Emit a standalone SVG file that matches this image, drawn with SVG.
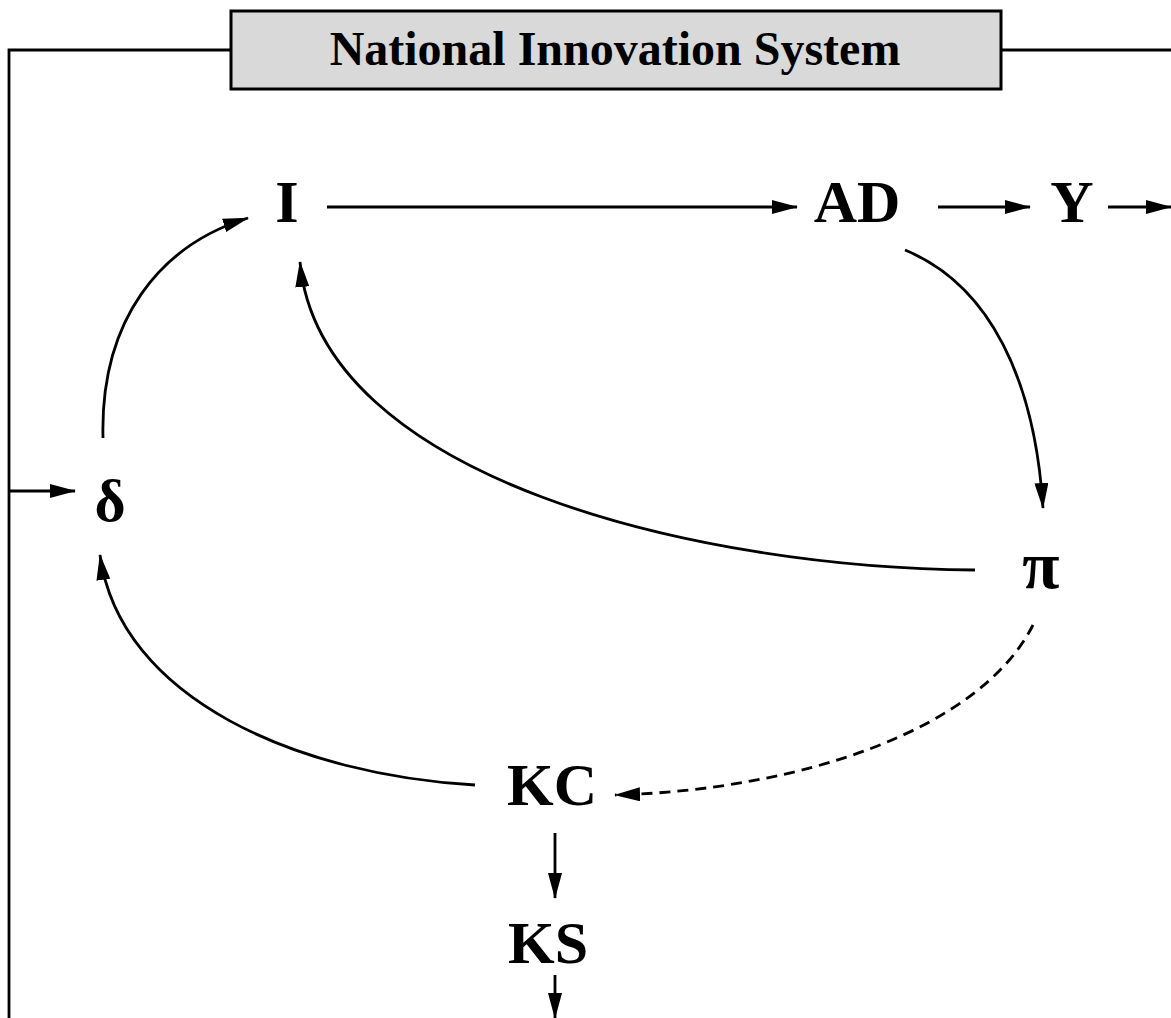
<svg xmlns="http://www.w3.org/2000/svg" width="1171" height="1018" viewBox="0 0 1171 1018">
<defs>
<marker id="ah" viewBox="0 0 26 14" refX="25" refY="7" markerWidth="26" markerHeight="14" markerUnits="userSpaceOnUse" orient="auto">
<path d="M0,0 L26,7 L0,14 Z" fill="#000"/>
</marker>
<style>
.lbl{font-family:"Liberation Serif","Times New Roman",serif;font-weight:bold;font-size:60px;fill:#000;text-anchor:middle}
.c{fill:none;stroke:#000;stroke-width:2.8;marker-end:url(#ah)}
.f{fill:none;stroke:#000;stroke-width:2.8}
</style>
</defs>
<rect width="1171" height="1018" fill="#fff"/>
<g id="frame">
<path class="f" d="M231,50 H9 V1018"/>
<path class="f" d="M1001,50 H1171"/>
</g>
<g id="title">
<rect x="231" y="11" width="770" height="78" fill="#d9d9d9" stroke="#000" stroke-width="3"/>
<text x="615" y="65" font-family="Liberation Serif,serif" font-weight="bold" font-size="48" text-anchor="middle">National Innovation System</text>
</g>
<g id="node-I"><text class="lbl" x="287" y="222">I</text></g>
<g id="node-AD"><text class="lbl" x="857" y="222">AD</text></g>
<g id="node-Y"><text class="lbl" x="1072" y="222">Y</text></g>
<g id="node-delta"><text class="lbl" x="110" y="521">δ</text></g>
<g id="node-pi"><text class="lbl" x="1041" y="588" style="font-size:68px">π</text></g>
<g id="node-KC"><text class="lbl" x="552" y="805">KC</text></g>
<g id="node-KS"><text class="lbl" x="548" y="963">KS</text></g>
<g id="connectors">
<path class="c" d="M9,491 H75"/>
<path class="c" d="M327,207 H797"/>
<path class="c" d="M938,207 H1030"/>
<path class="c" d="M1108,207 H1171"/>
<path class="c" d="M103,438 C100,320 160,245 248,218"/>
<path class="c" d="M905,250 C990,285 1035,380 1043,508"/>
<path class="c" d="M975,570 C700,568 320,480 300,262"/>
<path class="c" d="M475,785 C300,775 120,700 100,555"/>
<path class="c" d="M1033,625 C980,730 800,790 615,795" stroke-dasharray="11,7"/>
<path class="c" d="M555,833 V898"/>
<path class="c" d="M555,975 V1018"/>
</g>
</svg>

• • • • • • •

> Job
Print out the whole of the material word for word, without pictures.

> Expected answer
Emit a standalone SVG file that matches this image, drawn with SVG.
<svg xmlns="http://www.w3.org/2000/svg" width="1171" height="1018" viewBox="0 0 1171 1018">
<defs>
<marker id="ah" viewBox="0 0 26 14" refX="25" refY="7" markerWidth="26" markerHeight="14" markerUnits="userSpaceOnUse" orient="auto">
<path d="M0,0 L26,7 L0,14 Z" fill="#000"/>
</marker>
<style>
.lbl{font-family:"Liberation Serif","Times New Roman",serif;font-weight:bold;font-size:60px;fill:#000;text-anchor:middle}
.c{fill:none;stroke:#000;stroke-width:2.8;marker-end:url(#ah)}
.f{fill:none;stroke:#000;stroke-width:2.8}
</style>
</defs>
<rect width="1171" height="1018" fill="#fff"/>
<g id="frame">
<path class="f" d="M231,50 H9 V1018"/>
<path class="f" d="M1001,50 H1171"/>
</g>
<g id="title">
<rect x="231" y="11" width="770" height="78" fill="#d9d9d9" stroke="#000" stroke-width="3"/>
<text x="615" y="65" font-family="Liberation Serif,serif" font-weight="bold" font-size="48" text-anchor="middle">National Innovation System</text>
</g>
<g id="node-I"><text class="lbl" x="287" y="222">I</text></g>
<g id="node-AD"><text class="lbl" x="857" y="222">AD</text></g>
<g id="node-Y"><text class="lbl" x="1072" y="222">Y</text></g>
<g id="node-delta"><text class="lbl" x="110" y="521">δ</text></g>
<g id="node-pi"><text class="lbl" x="1041" y="588" style="font-size:68px">π</text></g>
<g id="node-KC"><text class="lbl" x="552" y="805">KC</text></g>
<g id="node-KS"><text class="lbl" x="548" y="963">KS</text></g>
<g id="connectors">
<path class="c" d="M9,491 H75"/>
<path class="c" d="M327,207 H797"/>
<path class="c" d="M938,207 H1030"/>
<path class="c" d="M1108,207 H1171"/>
<path class="c" d="M103,438 C100,320 160,245 248,218"/>
<path class="c" d="M905,250 C990,285 1035,380 1043,508"/>
<path class="c" d="M975,570 C700,568 320,480 300,262"/>
<path class="c" d="M475,785 C300,775 120,700 100,555"/>
<path class="c" d="M1033,625 C980,730 800,790 615,795" stroke-dasharray="11,7"/>
<path class="c" d="M555,833 V898"/>
<path class="c" d="M555,975 V1018"/>
</g>
</svg>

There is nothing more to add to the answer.